**** LISTED RECORDS ****

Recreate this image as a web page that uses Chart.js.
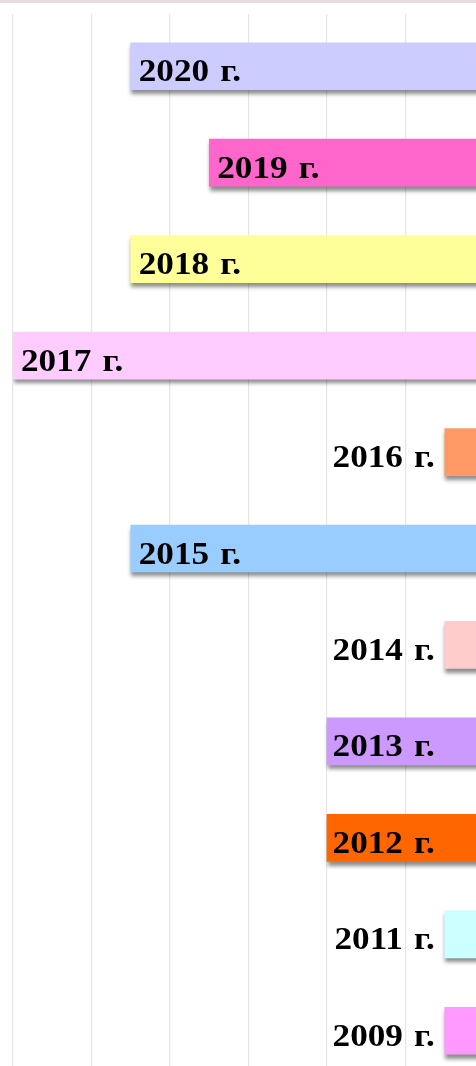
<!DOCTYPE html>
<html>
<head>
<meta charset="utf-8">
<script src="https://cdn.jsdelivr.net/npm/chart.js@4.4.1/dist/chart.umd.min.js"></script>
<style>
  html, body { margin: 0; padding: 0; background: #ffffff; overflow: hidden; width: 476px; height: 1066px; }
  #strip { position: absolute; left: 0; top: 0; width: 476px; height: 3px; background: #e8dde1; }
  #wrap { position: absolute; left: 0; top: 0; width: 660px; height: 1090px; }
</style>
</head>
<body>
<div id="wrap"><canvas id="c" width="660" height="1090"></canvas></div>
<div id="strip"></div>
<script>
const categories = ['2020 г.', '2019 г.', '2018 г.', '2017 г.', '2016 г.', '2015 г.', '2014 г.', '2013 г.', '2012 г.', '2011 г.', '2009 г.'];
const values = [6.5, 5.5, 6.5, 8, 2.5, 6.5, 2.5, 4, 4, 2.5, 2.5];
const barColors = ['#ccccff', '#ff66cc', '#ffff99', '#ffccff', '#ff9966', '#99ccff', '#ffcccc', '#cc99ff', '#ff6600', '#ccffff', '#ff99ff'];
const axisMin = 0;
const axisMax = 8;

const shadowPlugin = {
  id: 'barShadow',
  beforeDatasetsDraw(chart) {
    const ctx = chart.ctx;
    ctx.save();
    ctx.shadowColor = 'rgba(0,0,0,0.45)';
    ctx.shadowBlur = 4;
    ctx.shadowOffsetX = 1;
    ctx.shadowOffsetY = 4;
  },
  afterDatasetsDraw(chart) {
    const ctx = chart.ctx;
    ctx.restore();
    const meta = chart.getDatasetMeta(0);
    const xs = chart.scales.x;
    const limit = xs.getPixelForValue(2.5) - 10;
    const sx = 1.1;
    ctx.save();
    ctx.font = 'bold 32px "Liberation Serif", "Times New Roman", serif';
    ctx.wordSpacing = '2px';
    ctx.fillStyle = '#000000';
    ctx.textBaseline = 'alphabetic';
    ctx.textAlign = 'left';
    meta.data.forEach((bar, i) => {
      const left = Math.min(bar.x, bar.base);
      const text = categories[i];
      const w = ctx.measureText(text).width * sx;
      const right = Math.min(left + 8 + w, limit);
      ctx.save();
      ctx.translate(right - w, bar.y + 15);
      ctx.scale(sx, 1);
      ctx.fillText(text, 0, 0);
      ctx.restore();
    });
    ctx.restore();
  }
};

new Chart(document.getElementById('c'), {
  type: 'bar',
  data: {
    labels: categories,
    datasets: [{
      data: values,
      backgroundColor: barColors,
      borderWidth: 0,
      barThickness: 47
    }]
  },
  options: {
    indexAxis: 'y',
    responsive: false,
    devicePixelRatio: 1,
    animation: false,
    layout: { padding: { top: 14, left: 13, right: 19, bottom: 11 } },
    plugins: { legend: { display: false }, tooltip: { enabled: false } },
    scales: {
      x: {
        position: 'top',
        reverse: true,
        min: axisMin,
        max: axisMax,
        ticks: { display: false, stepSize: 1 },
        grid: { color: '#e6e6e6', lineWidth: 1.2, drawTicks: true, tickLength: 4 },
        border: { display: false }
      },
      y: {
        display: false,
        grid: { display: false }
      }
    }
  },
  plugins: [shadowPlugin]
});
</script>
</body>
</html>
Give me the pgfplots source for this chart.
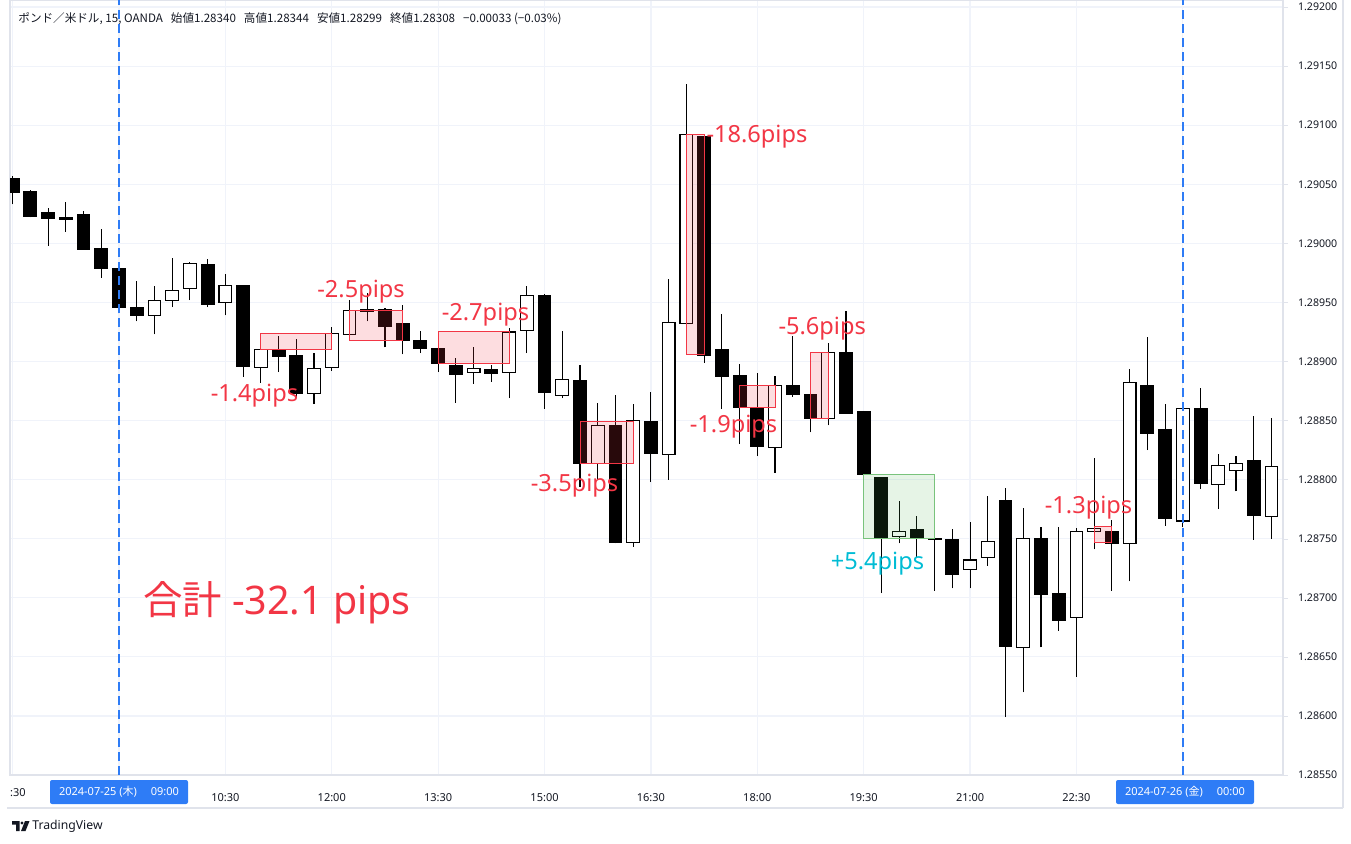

****

Leave out the pictures and repeat everything else in the records exactly.

== RESULT OF THE EXERCISE ==
Recreate this image as a web page that uses Chart.js.
<!DOCTYPE html>
<html>
<head>
<meta charset="utf-8">
<script src="https://cdn.jsdelivr.net/npm/chart.js@4.4.1/dist/chart.umd.min.js"></script>
<style>
  html, body { margin: 0; padding: 0; background: #ffffff; overflow: hidden; width: 476px; height: 1066px; }
  #strip { position: absolute; left: 0; top: 0; width: 476px; height: 3px; background: #e8dde1; }
  #wrap { position: absolute; left: 0; top: 0; width: 660px; height: 1090px; }
</style>
</head>
<body>
<div id="wrap"><canvas id="c" width="660" height="1090"></canvas></div>
<div id="strip"></div>
<script>
const categories = ['2020 г.', '2019 г.', '2018 г.', '2017 г.', '2016 г.', '2015 г.', '2014 г.', '2013 г.', '2012 г.', '2011 г.', '2009 г.'];
const values = [6.5, 5.5, 6.5, 8, 2.5, 6.5, 2.5, 4, 4, 2.5, 2.5];
const barColors = ['#ccccff', '#ff66cc', '#ffff99', '#ffccff', '#ff9966', '#99ccff', '#ffcccc', '#cc99ff', '#ff6600', '#ccffff', '#ff99ff'];
const axisMin = 0;
const axisMax = 8;

const shadowPlugin = {
  id: 'barShadow',
  beforeDatasetsDraw(chart) {
    const ctx = chart.ctx;
    ctx.save();
    ctx.shadowColor = 'rgba(0,0,0,0.45)';
    ctx.shadowBlur = 4;
    ctx.shadowOffsetX = 1;
    ctx.shadowOffsetY = 4;
  },
  afterDatasetsDraw(chart) {
    const ctx = chart.ctx;
    ctx.restore();
    const meta = chart.getDatasetMeta(0);
    const xs = chart.scales.x;
    const limit = xs.getPixelForValue(2.5) - 10;
    const sx = 1.1;
    ctx.save();
    ctx.font = 'bold 32px "Liberation Serif", "Times New Roman", serif';
    ctx.wordSpacing = '2px';
    ctx.fillStyle = '#000000';
    ctx.textBaseline = 'alphabetic';
    ctx.textAlign = 'left';
    meta.data.forEach((bar, i) => {
      const left = Math.min(bar.x, bar.base);
      const text = categories[i];
      const w = ctx.measureText(text).width * sx;
      const right = Math.min(left + 8 + w, limit);
      ctx.save();
      ctx.translate(right - w, bar.y + 15);
      ctx.scale(sx, 1);
      ctx.fillText(text, 0, 0);
      ctx.restore();
    });
    ctx.restore();
  }
};

new Chart(document.getElementById('c'), {
  type: 'bar',
  data: {
    labels: categories,
    datasets: [{
      data: values,
      backgroundColor: barColors,
      borderWidth: 0,
      barThickness: 47
    }]
  },
  options: {
    indexAxis: 'y',
    responsive: false,
    devicePixelRatio: 1,
    animation: false,
    layout: { padding: { top: 14, left: 13, right: 19, bottom: 11 } },
    plugins: { legend: { display: false }, tooltip: { enabled: false } },
    scales: {
      x: {
        position: 'top',
        reverse: true,
        min: axisMin,
        max: axisMax,
        ticks: { display: false, stepSize: 1 },
        grid: { color: '#e6e6e6', lineWidth: 1.2, drawTicks: true, tickLength: 4 },
        border: { display: false }
      },
      y: {
        display: false,
        grid: { display: false }
      }
    }
  },
  plugins: [shadowPlugin]
});
</script>
</body>
</html>
Give me the pgfplots source for this chart.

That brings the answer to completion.